The mayor has defended that decision as imperative to “keep communities safe,” despite her campaign promise to unwind the city’s addiction to fines and fees on the backs of low-income people.

As evidence, City Hall points to a pandemic-related surge in speeding, reckless driving and fatalities tied to reduced traffic volumes.

With more people working from home and fewer vehicles on the road, 139 people died last year in Chicago traffic crashes, a 45% increase over the year before. New York City reported a similar increase.

Beale doesn’t buy it.

“I don’t believe this is about public safety. I don’t think it’s about vehicle safety. I think this is all about revenue,” he said.

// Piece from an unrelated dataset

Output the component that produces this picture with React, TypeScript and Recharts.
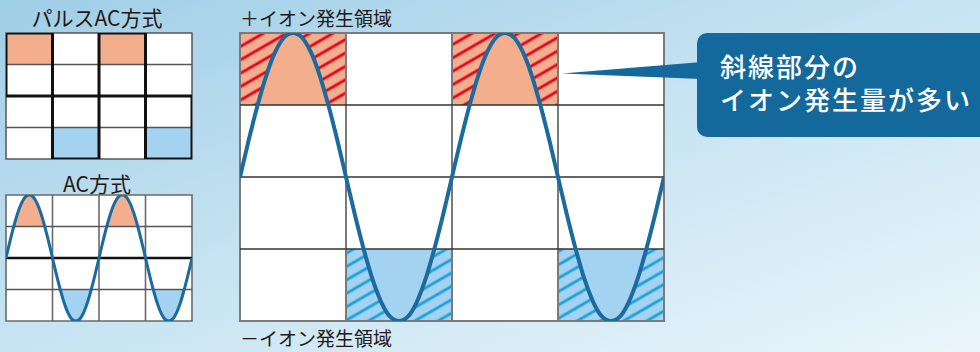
import React from "react";
import {
  ComposedChart,
  Line,
  Area,
  XAxis,
  YAxis,
  ReferenceArea,
  ReferenceLine,
} from "recharts";

// ---- data ----
// phase (degrees) of each sample along two full periods
const wavePhase = [
  0, 15, 30, 45, 60, 75, 90, 105, 120, 135, 150, 165, 180, 195, 210, 225, 240,
  255, 270, 285, 300, 315, 330, 345, 360, 375, 390, 405, 420, 435, 450, 465,
  480, 495, 510, 525, 540, 555, 570, 585, 600, 615, 630, 645, 660, 675, 690,
  705, 720,
];
// normalized level of the AC wave at each phase
const waveLevel = [
  0, 0.26, 0.5, 0.71, 0.87, 0.97, 1, 0.97, 0.87, 0.71, 0.5, 0.26, 0, -0.26,
  -0.5, -0.71, -0.87, -0.97, -1, -0.97, -0.87, -0.71, -0.5, -0.26, 0, 0.26, 0.5,
  0.71, 0.87, 0.97, 1, 0.97, 0.87, 0.71, 0.5, 0.26, 0, -0.26, -0.5, -0.71,
  -0.87, -0.97, -1, -0.97, -0.87, -0.71, -0.5, -0.26, 0,
];
// pulse AC square wave corners
const pulsePhase = [0, 0, 180, 180, 360, 360, 540, 540, 720, 720];
const pulseLevel = [0, 1, 1, -1, -1, 1, 1, -1, -1, 0];

const columnEdges = [0, 180, 360, 540, 720];
const rowEdges = [-1, -0.5, 0, 0.5, 1];
const plusColumns = [0, 2];
const minusColumns = [1, 3];

const titlePulse = "パルスAC方式";
const titleAC = "AC方式";
const plusLabel = "＋イオン発生領域";
const minusLabel = "－イオン発生領域";
const calloutLines = ["斜線部分の", "イオン発生量が多い"];

// ---- derived tables ----
const waveData = wavePhase.map((p, i) => ({
  p,
  v: waveLevel[i],
  up: waveLevel[i] >= 0.5 ? waveLevel[i] : null,
  dn: waveLevel[i] <= -0.5 ? waveLevel[i] : null,
}));
const pulseData = pulsePhase.map((p, i) => ({ p, v: pulseLevel[i] }));

const SALMON = "#F3AF8D";
const LIGHTBLUE = "#A3D3F0";
const WAVE = "#1B6B9E";
const FONT = '"Noto Sans CJK JP", "Noto Sans", sans-serif';

type GridStyle = {
  vStroke: string;
  vWidth: number;
  hStroke: string;
  hWidth: number;
  midStroke: string;
  midWidth: number;
  borderStroke: string;
  borderWidth: number;
};

function gridLines(g: GridStyle) {
  const out: React.ReactNode[] = [];
  columnEdges.slice(1, -1).forEach((x) =>
    out.push(
      <ReferenceLine key={"v" + x} x={x} stroke={g.vStroke} strokeWidth={g.vWidth} />
    )
  );
  rowEdges.slice(1, -1).forEach((y) =>
    out.push(
      <ReferenceLine
        key={"h" + y}
        y={y}
        stroke={y === 0 ? g.midStroke : g.hStroke}
        strokeWidth={y === 0 ? g.midWidth : g.hWidth}
      />
    )
  );
  out.push(
    <ReferenceArea
      key="border"
      x1={columnEdges[0]}
      x2={columnEdges[4]}
      y1={rowEdges[0]}
      y2={rowEdges[4]}
      fill="none"
      fillOpacity={0}
      stroke={g.borderStroke}
      strokeWidth={g.borderWidth}
    />
  );
  return out;
}

function cellAreas(fillPlus: string, fillMinus: string, prefix: string) {
  return [
    ...plusColumns.map((c) => (
      <ReferenceArea
        key={prefix + "p" + c}
        x1={columnEdges[c]}
        x2={columnEdges[c + 1]}
        y1={rowEdges[3]}
        y2={rowEdges[4]}
        fill={fillPlus}
        fillOpacity={1}
        stroke="none"
      />
    )),
    ...minusColumns.map((c) => (
      <ReferenceArea
        key={prefix + "m" + c}
        x1={columnEdges[c]}
        x2={columnEdges[c + 1]}
        y1={rowEdges[0]}
        y2={rowEdges[1]}
        fill={fillMinus}
        fillOpacity={1}
        stroke="none"
      />
    )),
  ];
}

const axes = [
  <XAxis key="x" dataKey="p" type="number" domain={[0, 720]} hide allowDataOverflow />,
  <YAxis key="y" type="number" domain={[-1, 1]} hide allowDataOverflow />,
];

const M = { top: 4, right: 4, bottom: 4, left: 4 };

function whiteBg() {
  return (
    <ReferenceArea
      x1={0}
      x2={720}
      y1={-1}
      y2={1}
      fill="#ffffff"
      fillOpacity={1}
      stroke="none"
    />
  );
}

function MainChart() {
  return (
    <ComposedChart width={432} height={296} data={waveData} margin={M}>
      {axes}
      {whiteBg()}
      {cellAreas(SALMON, LIGHTBLUE, "s")}
      {cellAreas("url(#hatchRed)", "url(#hatchBlue)", "h")}
      <Area
        dataKey="up"
        type="monotone"
        baseValue={0.5}
        fill={SALMON}
        fillOpacity={1}
        stroke="none"
        isAnimationActive={false}
        dot={false}
        activeDot={false}
      />
      <Area
        dataKey="dn"
        type="monotone"
        baseValue={-0.5}
        fill={LIGHTBLUE}
        fillOpacity={1}
        stroke="none"
        isAnimationActive={false}
        dot={false}
        activeDot={false}
      />
      {gridLines({
        vStroke: "#7a7a7a",
        vWidth: 2,
        hStroke: "#333333",
        hWidth: 1.4,
        midStroke: "#333333",
        midWidth: 1.4,
        borderStroke: "#7a7a7a",
        borderWidth: 2,
      })}
      <Line
        dataKey="v"
        type="monotone"
        stroke={WAVE}
        strokeWidth={4}
        dot={false}
        activeDot={false}
        isAnimationActive={false}
      />
    </ComposedChart>
  );
}

function PulseChart() {
  return (
    <ComposedChart width={194} height={134} data={pulseData} margin={M}>
      {axes}
      {whiteBg()}
      {cellAreas(SALMON, LIGHTBLUE, "s")}
      {gridLines({
        vStroke: "#555555",
        vWidth: 1.5,
        hStroke: "#555555",
        hWidth: 1.5,
        midStroke: "#111111",
        midWidth: 3,
        borderStroke: "#555555",
        borderWidth: 1.5,
      })}
      <Line
        dataKey="v"
        type="linear"
        stroke="#111111"
        strokeWidth={3}
        dot={false}
        activeDot={false}
        isAnimationActive={false}
      />
    </ComposedChart>
  );
}

function ACChart() {
  return (
    <ComposedChart width={194} height={134} data={waveData} margin={M}>
      {axes}
      {whiteBg()}
      <Area
        dataKey="up"
        type="monotone"
        baseValue={0.5}
        fill={SALMON}
        fillOpacity={1}
        stroke="none"
        isAnimationActive={false}
        dot={false}
        activeDot={false}
      />
      <Area
        dataKey="dn"
        type="monotone"
        baseValue={-0.5}
        fill={LIGHTBLUE}
        fillOpacity={1}
        stroke="none"
        isAnimationActive={false}
        dot={false}
        activeDot={false}
      />
      {gridLines({
        vStroke: "#6a6a6a",
        vWidth: 1.6,
        hStroke: "#555555",
        hWidth: 1.4,
        midStroke: "#111111",
        midWidth: 2.5,
        borderStroke: "#6a6a6a",
        borderWidth: 1.6,
      })}
      <Line
        dataKey="v"
        type="monotone"
        stroke={WAVE}
        strokeWidth={3}
        dot={false}
        activeDot={false}
        isAnimationActive={false}
      />
    </ComposedChart>
  );
}

const abs = (left: number, top: number): React.CSSProperties => ({
  position: "absolute",
  left,
  top,
});

const titleStyle: React.CSSProperties = {
  fontSize: 21,
  lineHeight: "22px",
  color: "#231815",
  whiteSpace: "nowrap",
};

const regionStyle: React.CSSProperties = {
  ...titleStyle,
  fontSize: 19,
};

const calloutStyle: React.CSSProperties = {
  fontFamily: 'Lato, "Noto Sans CJK JP", sans-serif',
  fontSize: 26,
  lineHeight: "30px",
  letterSpacing: 2,
  color: "#ffffff",
  fontWeight: 500,
  whiteSpace: "nowrap",
};

export default function App() {
  return (
    <div
      style={{
        position: "fixed",
        left: 0,
        top: 0,
        width: 980,
        height: 352,
        overflow: "hidden",
        background: "linear-gradient(to bottom right, #9FCEE7 0%, #C7E4F2 50%, #EAF5FB 100%)",
        fontFamily: FONT,
      }}
    >
      <svg width={0} height={0} style={{ position: "absolute" }}>
        <defs>
          <pattern
            id="hatchRed"
            patternUnits="userSpaceOnUse"
            width={11.6}
            height={11.6}
            patternTransform="rotate(-30)"
          >
            <rect width={11.6} height={11.6} fill={SALMON} />
            <line x1={0} y1={5.8} x2={11.6} y2={5.8} stroke="#E8001C" strokeWidth={2.8} />
          </pattern>
          <pattern
            id="hatchBlue"
            patternUnits="userSpaceOnUse"
            width={11.6}
            height={11.6}
            patternTransform="rotate(-30)"
          >
            <rect width={11.6} height={11.6} fill={LIGHTBLUE} />
            <line x1={0} y1={5.8} x2={11.6} y2={5.8} stroke="#1BA0DC" strokeWidth={2.8} />
          </pattern>
        </defs>
      </svg>

      {/* titles */}
      <div style={{ ...abs(0, 6), width: 194, textAlign: "center", ...titleStyle }}>
        {titlePulse}
      </div>
      <div style={{ ...abs(0, 172), width: 194, textAlign: "center", ...titleStyle }}>
        {titleAC}
      </div>
      <div style={{ ...abs(240, 7), ...regionStyle }}>{plusLabel}</div>
      <div style={{ ...abs(240, 327), ...regionStyle }}>{minusLabel}</div>

      {/* charts */}
      <div style={abs(2, 29)}>
        <PulseChart />
      </div>
      <div style={abs(2, 191)}>
        <ACChart />
      </div>
      <div style={abs(236, 29)}>
        <MainChart />
      </div>

      {/* callout */}
      <svg width={980} height={352} style={{ position: "absolute", left: 0, top: 0 }}>
        <polygon points="562,73.5 702,62 702,79" fill="#14699C" />
      </svg>
      <div
        style={{
          ...abs(697, 33),
          width: 320,
          height: 104,
          borderRadius: 10,
          background: "#14699C",
        }}
      />
      <div style={{ ...abs(720, 52), ...calloutStyle }}>{calloutLines[0]}</div>
      <div style={{ ...abs(720, 85), ...calloutStyle }}>{calloutLines[1]}</div>
    </div>
  );
}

Chicago has 161 speed cameras, though 73 have been “disabled” since the onset of the coronavirus pandemic because they’re near shuttered schools and playlots. That leaves 88 in operation.

With Transportation Commissioner Gia Biagi on the hot seat at City Council budget hearings in October, aldermen demanded to know why the city was endangering pedestrians and motorists and leaving sorely needed revenue on the table by failing to position cameras around schools and parks in both directions.

Beale noted then that Chicago has roughly 50 speed camera locations that are “covered by a camera facing in only one direction.”

As a result, only those motorists with front plates can be captured on camera and automatically mailed speedcam tickets along with photographic evidence of the violation.

Beale argued then that Chicago’s top 15 speed camera locations had “over 83,000 speeding vehicles” that did not have a front plate and, therefore, those motorists got away without being ticketed.

If the city installed speed cameras in both directions, there would be no need to “nickel and dime” motorists by lowering the threshold, he said.

The warning about Monday’s start of ticketing tied to the lower speed threshold was buried in a Chicago Department of Transportation release touting $49 million in traffic safety improvements included in Lightfoot’s $3.7 billion capital plan.

This spring, CDOT plans to launch a “community engagement” process in Englewood, West Englewood, Grand Boulevard and Washington Park on the South Side, and in Belmont-Cragin, Humboldt Park and West Town on the West and Northwest Side.

The goal is pinpointing intersections needing “traffic-calming” improvements, such as lower speed limits and fewer lanes for motor vehicles. They also could include pedestrian islands and “bump-outs” that extend the sidewalk into the intersection; both shorten the crossing distance for pedestrians.